On Oct. 12, 1997, Gregory Paul Lawler murdered Atlanta police Officer John "Rick" Sowa moments after Sowa and his partner, Officer Pat Cocciolone, escorted Lawler's drunk girlfriend home.

Cocciolone, who was wounded and left disabled by the barrage of armor-piercing bullets, managed to call for help as her partner lay dead.

Nineteen years and one week later, Cocciolone used a motorized wheelchair to enter the death house at the Georgia Diagnostic and Classification Prison to watch the 63-year-old Lawler die. She moved to the front pew and didn’t budge during an execution that took about 11 minutes Wednesday.

Sowa's widow, his sister Kim Tagliarini from Texas, and Fulton County District Attorney Paul Howard also watched as Lawler was injected with a fatal dose of the sedative pentobarbital, becoming the seventh man Georgia has executed this year. A contingent of officers from the Atlanta Police Department was at the prison, as well.

Howard sat a few feet from Cocciolone, while on the second row sat Sowa’s widow and sister, who both stretched to look at the face of the man who killed their loved one. Moments before Lawler was pronounced dead, Sowa’s sister put her arm around her sister-in-law and the two women rested their heads together.

Lawler, now with wavy gray hair and a disheveled white beard, kept his eyes closed throughout the procedure. He answered with an abrupt “No” when asked if he had a final statement, and again when he was offered a prayer.

He was pronounced dead Wednesday at 11:49 p.m.

The United States Supreme Court denied a stay of execution shortly after 11 p.m., clearing the way for Lawler to get the needle.

The lethal injection had been slated for 7 p.m., but executions are routinely delayed by last-gasp legal appeals. The Georgia Supreme Court announced Wednesday evening that it had denied late defense requests for a reprieve. And the state Board of Pardons and Paroles rejected a clemency request Tuesday that focused on Lawler’s recently diagnosed autism.

Lawler’s attorneys tried to save him by arguing that Lawler only recently learned he had autism. They contended the disorder left him “with diminished capacities that reduce his culpability in a manner akin to intellectually disabled and juvenile offenders.” Georgia law prohibits executing juveniles and those who are intellectually disabled.

The State Board of Pardons and Paroles rejected that argument, voting Tuesday to deny his clemency petition just an hour after hearing from those who wanted the death sentence carried out.

The 1997 double shooting at a Buckhead apartment near the intersection of Lindbergh Drive and Piedmont Avenue was major news in metro Atlanta.

Howard said this week that Atlanta police are still shaken and “will never forget” what happened to Sowa and Cocciolone that Sunday night.

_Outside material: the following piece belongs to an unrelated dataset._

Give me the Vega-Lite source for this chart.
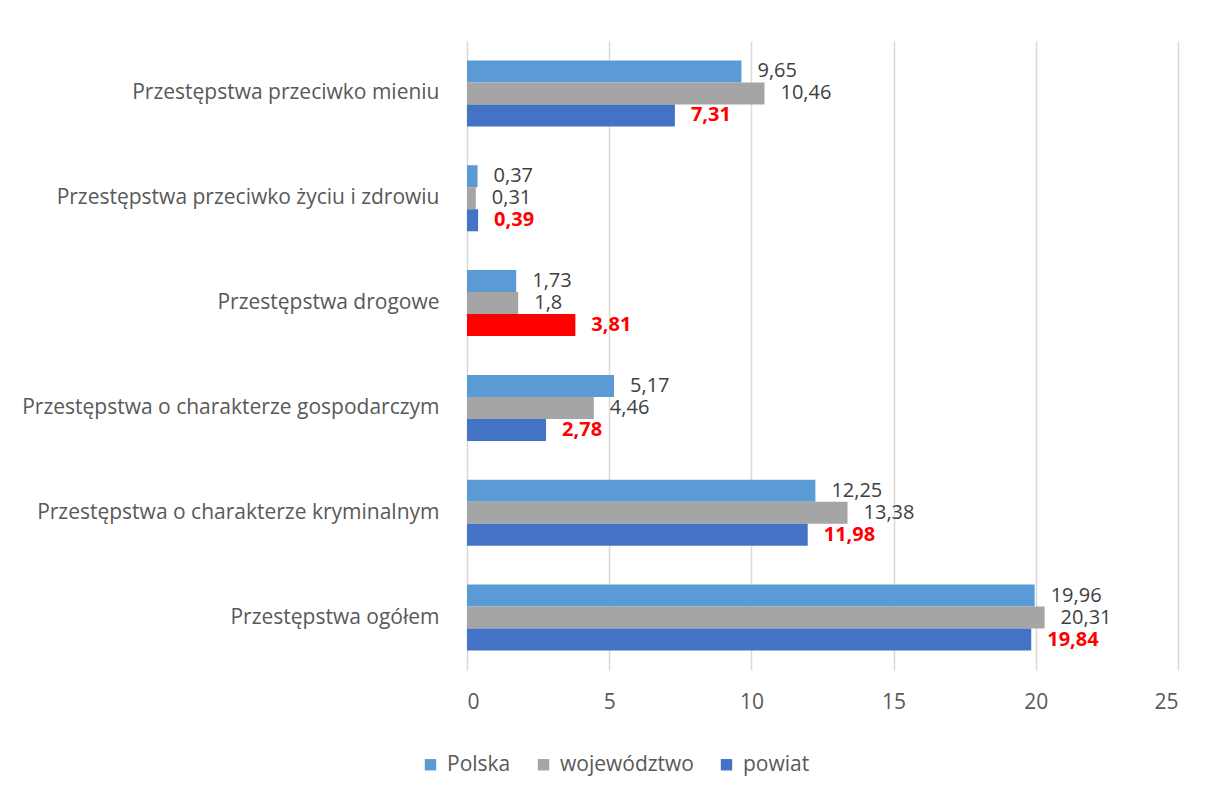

Sowa, 28, and Cocciolone, then 38, were responding to a report of a man hitting a woman. They found Lawler trying to pull his drunk girlfriend, Donna Rodgers, to her feet from a curb behind a pawn shop. According to testimony, Lawler walked home while the officers attended to Rodgers. Sowa and Cocciolone then drove the intoxicated woman to the apartment she shared with Lawler.

Lawler greeted the officers with obscenities and demanded that they leave. After Sowa blocked Lawler from closing the door, Lawler grabbed an AR-15 propped by the door and fired armor-piercing bullets at the fleeing officers.

Both officers were shot multiple times, yet Cocciolone was able to call for help. Sowa and Cocciolone were wearing bullet-proof vests. Their guns were still in their holsters.

Lawler let Rodgers leave the apartment, then held off police for six hours. He surrendered early the next morning after he cut his long hair, shaved, and changed shirts.

Testifying at his trial, Lawler insisted he was justified to shoot the officers because he felt threatened. And Lawler repeated that claim in his recent clemency petition.

Lawler believed he needed to fight for his life, his lawyers said. They blamed his fears on his then-undiagnosed autism.

Lawler would misread people’s faces and body language; and people, in turn, would misread him, the defense team wrote.

“Despite his obvious intelligence, there is something about how Greg interacts with others that is both alienated and alienating,” his lawyers wrote. “His flat affect. His digressions into lengthy, obsessive monologues on topics that interest him, all delivered in a rushed monotone that occasionally erupts into anger. And underlying it all, an almost palpable anxiety.”

Lawler was often “mistakenly perceived as cold, callous or remorseless,” his lawyers wrote.

Lawler's execution is the seventh in Georgia since January, more than any other year since capital punishment was reinstated nationwide in 1976. Georgia executed five inmates last year and in 1987.

Texas is the only other state that has carried out as many as seven executions since Jan. 1.